Aim: Return the lines exactly as they stand, from the first of the material through the line containing "const uprightNames = ['Other".

Given data:
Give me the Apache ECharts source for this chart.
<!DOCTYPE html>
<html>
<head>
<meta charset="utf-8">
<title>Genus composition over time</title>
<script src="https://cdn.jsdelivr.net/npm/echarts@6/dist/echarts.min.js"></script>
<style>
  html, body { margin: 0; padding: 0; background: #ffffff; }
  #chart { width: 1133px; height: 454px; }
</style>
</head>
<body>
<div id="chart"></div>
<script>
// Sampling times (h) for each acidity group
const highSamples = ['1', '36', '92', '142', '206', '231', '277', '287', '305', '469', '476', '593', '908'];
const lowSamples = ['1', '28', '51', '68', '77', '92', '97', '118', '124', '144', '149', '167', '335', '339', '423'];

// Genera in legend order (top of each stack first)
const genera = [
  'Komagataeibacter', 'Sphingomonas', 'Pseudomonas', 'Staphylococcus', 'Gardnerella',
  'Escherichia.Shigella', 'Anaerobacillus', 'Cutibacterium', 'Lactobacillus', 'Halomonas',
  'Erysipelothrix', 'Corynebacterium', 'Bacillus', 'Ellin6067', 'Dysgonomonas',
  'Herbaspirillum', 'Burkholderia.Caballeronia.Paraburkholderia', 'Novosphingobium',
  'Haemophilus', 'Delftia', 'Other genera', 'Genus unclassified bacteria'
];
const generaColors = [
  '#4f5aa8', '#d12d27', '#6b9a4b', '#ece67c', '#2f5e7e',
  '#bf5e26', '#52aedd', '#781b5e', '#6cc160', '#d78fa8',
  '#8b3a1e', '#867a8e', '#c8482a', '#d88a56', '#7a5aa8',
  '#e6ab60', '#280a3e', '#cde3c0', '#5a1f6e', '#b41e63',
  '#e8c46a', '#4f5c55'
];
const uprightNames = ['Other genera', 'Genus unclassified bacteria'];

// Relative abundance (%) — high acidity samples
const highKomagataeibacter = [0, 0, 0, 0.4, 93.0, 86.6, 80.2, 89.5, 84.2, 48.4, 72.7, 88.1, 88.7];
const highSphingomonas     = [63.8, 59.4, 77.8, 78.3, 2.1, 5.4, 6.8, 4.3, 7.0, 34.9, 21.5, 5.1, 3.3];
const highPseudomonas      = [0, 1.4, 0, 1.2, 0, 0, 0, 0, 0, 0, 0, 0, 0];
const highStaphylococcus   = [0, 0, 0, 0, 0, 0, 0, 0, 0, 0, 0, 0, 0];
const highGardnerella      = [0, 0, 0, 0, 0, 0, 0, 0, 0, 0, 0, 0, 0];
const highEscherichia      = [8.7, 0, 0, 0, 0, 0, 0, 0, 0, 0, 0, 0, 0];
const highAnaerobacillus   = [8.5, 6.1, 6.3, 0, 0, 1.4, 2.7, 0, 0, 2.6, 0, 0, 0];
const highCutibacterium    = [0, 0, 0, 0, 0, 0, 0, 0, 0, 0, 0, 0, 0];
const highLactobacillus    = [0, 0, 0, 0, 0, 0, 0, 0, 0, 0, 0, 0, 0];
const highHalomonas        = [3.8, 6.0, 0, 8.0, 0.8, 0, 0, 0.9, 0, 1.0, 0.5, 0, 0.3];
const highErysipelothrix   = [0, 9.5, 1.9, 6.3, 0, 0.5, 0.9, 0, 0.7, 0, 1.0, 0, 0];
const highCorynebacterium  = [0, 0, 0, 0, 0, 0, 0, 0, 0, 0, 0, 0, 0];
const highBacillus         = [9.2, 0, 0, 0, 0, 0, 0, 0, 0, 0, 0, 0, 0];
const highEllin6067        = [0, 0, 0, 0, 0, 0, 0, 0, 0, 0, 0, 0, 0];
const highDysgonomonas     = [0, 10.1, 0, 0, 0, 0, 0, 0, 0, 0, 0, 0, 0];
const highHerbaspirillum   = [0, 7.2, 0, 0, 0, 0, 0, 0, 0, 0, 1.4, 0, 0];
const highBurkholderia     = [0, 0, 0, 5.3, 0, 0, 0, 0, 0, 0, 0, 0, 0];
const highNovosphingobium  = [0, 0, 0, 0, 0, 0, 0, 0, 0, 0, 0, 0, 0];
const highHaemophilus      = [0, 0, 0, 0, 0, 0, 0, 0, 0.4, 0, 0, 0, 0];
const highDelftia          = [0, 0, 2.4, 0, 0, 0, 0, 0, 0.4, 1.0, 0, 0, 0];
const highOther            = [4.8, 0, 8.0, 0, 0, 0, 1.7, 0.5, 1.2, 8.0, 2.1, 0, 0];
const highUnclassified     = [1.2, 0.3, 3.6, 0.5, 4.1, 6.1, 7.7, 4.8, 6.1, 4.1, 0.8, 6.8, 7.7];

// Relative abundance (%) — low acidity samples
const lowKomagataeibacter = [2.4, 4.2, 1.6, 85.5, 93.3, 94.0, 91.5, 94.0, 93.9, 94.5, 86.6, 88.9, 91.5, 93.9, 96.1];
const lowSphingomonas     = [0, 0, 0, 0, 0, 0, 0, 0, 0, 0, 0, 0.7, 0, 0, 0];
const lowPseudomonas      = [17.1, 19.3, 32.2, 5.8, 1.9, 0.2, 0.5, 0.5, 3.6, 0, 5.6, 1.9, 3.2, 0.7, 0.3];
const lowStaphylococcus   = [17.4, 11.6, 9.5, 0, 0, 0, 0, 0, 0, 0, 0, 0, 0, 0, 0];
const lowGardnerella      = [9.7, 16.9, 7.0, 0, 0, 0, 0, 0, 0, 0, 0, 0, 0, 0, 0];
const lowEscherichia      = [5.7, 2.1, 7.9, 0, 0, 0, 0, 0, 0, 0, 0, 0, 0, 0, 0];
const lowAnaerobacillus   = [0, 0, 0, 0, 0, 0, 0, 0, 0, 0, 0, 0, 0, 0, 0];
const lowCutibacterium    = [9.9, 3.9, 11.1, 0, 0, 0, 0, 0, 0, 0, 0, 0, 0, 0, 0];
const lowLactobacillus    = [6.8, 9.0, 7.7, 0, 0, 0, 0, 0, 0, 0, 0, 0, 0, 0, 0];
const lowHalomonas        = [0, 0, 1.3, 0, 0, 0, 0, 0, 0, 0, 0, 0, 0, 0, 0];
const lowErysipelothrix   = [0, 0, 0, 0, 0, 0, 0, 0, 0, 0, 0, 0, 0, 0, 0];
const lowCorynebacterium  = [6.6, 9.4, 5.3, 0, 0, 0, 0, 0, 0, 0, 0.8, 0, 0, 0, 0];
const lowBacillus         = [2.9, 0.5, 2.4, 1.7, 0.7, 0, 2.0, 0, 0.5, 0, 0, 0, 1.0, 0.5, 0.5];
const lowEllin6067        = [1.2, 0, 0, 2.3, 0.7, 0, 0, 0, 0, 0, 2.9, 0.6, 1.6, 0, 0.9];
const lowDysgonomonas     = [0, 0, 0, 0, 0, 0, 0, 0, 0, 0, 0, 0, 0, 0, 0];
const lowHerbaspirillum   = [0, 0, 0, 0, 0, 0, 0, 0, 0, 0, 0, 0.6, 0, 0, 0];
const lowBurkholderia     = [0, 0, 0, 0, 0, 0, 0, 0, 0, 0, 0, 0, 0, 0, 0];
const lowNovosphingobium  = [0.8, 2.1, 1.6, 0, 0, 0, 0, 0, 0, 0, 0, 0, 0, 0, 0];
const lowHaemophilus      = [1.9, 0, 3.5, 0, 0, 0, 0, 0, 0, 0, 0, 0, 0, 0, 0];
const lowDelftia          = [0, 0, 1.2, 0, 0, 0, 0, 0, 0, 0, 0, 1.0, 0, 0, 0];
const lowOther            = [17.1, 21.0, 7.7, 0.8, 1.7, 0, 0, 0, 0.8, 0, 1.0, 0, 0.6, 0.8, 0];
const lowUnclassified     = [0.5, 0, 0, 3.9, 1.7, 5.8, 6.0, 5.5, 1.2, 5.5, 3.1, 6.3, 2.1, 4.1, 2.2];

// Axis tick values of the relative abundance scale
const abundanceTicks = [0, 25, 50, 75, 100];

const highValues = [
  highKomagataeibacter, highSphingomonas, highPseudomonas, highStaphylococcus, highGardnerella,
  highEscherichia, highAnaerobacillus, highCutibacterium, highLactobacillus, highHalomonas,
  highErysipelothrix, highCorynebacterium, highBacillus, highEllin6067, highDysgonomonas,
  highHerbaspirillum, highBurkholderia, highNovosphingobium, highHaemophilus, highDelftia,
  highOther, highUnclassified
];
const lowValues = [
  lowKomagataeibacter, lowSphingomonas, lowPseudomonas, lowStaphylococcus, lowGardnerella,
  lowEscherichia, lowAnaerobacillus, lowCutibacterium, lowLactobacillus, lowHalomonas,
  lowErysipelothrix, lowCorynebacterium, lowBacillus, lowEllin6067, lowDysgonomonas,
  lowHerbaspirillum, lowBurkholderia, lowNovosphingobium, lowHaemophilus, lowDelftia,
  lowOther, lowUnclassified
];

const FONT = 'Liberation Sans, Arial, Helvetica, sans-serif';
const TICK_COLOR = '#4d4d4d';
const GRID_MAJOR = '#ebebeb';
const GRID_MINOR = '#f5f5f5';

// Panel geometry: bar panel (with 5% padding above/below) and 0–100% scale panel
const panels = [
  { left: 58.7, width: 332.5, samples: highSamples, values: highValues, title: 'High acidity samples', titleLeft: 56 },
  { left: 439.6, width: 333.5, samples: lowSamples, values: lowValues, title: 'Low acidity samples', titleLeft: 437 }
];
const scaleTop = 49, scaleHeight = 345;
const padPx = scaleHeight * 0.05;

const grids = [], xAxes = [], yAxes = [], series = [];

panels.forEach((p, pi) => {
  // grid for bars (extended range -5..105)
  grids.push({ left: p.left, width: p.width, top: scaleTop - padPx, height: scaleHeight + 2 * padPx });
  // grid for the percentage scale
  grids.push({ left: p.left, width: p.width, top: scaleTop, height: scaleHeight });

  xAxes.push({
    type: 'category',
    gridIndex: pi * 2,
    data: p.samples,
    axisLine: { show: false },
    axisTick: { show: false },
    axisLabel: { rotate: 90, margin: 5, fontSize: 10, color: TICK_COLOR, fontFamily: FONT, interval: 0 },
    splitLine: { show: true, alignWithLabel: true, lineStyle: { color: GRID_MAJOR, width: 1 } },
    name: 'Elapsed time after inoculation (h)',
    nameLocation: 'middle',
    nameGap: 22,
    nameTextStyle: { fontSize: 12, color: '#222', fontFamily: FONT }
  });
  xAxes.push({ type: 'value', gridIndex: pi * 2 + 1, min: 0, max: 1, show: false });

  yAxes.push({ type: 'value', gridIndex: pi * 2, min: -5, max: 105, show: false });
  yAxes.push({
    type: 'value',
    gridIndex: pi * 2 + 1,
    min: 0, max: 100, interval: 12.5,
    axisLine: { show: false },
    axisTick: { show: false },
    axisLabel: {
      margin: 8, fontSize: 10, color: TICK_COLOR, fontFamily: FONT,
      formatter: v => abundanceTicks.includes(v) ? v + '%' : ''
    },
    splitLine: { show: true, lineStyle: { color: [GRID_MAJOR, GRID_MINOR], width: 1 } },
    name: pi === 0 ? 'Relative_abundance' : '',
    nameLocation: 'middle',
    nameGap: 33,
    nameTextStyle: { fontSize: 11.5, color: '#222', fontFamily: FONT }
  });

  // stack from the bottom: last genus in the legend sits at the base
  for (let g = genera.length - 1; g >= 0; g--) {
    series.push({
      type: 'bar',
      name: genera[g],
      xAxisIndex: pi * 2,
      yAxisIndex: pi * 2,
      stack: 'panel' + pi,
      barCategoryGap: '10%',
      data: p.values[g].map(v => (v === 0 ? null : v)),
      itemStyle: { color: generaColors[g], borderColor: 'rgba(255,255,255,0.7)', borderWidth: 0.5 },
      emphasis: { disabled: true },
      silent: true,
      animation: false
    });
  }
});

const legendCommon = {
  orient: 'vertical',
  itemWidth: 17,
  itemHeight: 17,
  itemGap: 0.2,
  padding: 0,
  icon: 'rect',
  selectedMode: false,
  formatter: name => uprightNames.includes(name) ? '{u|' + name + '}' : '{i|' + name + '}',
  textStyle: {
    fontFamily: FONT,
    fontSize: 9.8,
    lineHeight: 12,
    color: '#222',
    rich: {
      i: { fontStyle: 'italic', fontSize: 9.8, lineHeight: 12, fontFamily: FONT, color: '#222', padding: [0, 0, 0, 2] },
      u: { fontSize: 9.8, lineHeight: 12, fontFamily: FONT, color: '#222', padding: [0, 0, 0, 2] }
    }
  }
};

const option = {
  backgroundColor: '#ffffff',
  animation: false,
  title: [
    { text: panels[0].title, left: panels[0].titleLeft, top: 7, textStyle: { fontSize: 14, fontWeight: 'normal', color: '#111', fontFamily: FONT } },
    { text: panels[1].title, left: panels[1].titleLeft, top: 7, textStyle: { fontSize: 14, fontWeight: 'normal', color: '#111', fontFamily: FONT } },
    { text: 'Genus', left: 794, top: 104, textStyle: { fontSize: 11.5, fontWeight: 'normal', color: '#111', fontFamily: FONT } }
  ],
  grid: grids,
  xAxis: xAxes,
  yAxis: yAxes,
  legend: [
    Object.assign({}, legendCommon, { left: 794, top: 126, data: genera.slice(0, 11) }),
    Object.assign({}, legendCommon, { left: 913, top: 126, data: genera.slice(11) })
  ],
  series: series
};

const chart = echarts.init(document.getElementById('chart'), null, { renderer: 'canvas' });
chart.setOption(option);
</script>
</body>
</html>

Full response:
Give me the Apache ECharts source for this chart.
<!DOCTYPE html>
<html>
<head>
<meta charset="utf-8">
<title>Genus composition over time</title>
<script src="https://cdn.jsdelivr.net/npm/echarts@6/dist/echarts.min.js"></script>
<style>
  html, body { margin: 0; padding: 0; background: #ffffff; }
  #chart { width: 1133px; height: 454px; }
</style>
</head>
<body>
<div id="chart"></div>
<script>
// Sampling times (h) for each acidity group
const highSamples = ['1', '36', '92', '142', '206', '231', '277', '287', '305', '469', '476', '593', '908'];
const lowSamples = ['1', '28', '51', '68', '77', '92', '97', '118', '124', '144', '149', '167', '335', '339', '423'];

// Genera in legend order (top of each stack first)
const genera = [
  'Komagataeibacter', 'Sphingomonas', 'Pseudomonas', 'Staphylococcus', 'Gardnerella',
  'Escherichia.Shigella', 'Anaerobacillus', 'Cutibacterium', 'Lactobacillus', 'Halomonas',
  'Erysipelothrix', 'Corynebacterium', 'Bacillus', 'Ellin6067', 'Dysgonomonas',
  'Herbaspirillum', 'Burkholderia.Caballeronia.Paraburkholderia', 'Novosphingobium',
  'Haemophilus', 'Delftia', 'Other genera', 'Genus unclassified bacteria'
];
const generaColors = [
  '#4f5aa8', '#d12d27', '#6b9a4b', '#ece67c', '#2f5e7e',
  '#bf5e26', '#52aedd', '#781b5e', '#6cc160', '#d78fa8',
  '#8b3a1e', '#867a8e', '#c8482a', '#d88a56', '#7a5aa8',
  '#e6ab60', '#280a3e', '#cde3c0', '#5a1f6e', '#b41e63',
  '#e8c46a', '#4f5c55'
];
const uprightNames = ['Other genera', 'Genus unclassified bacteria'];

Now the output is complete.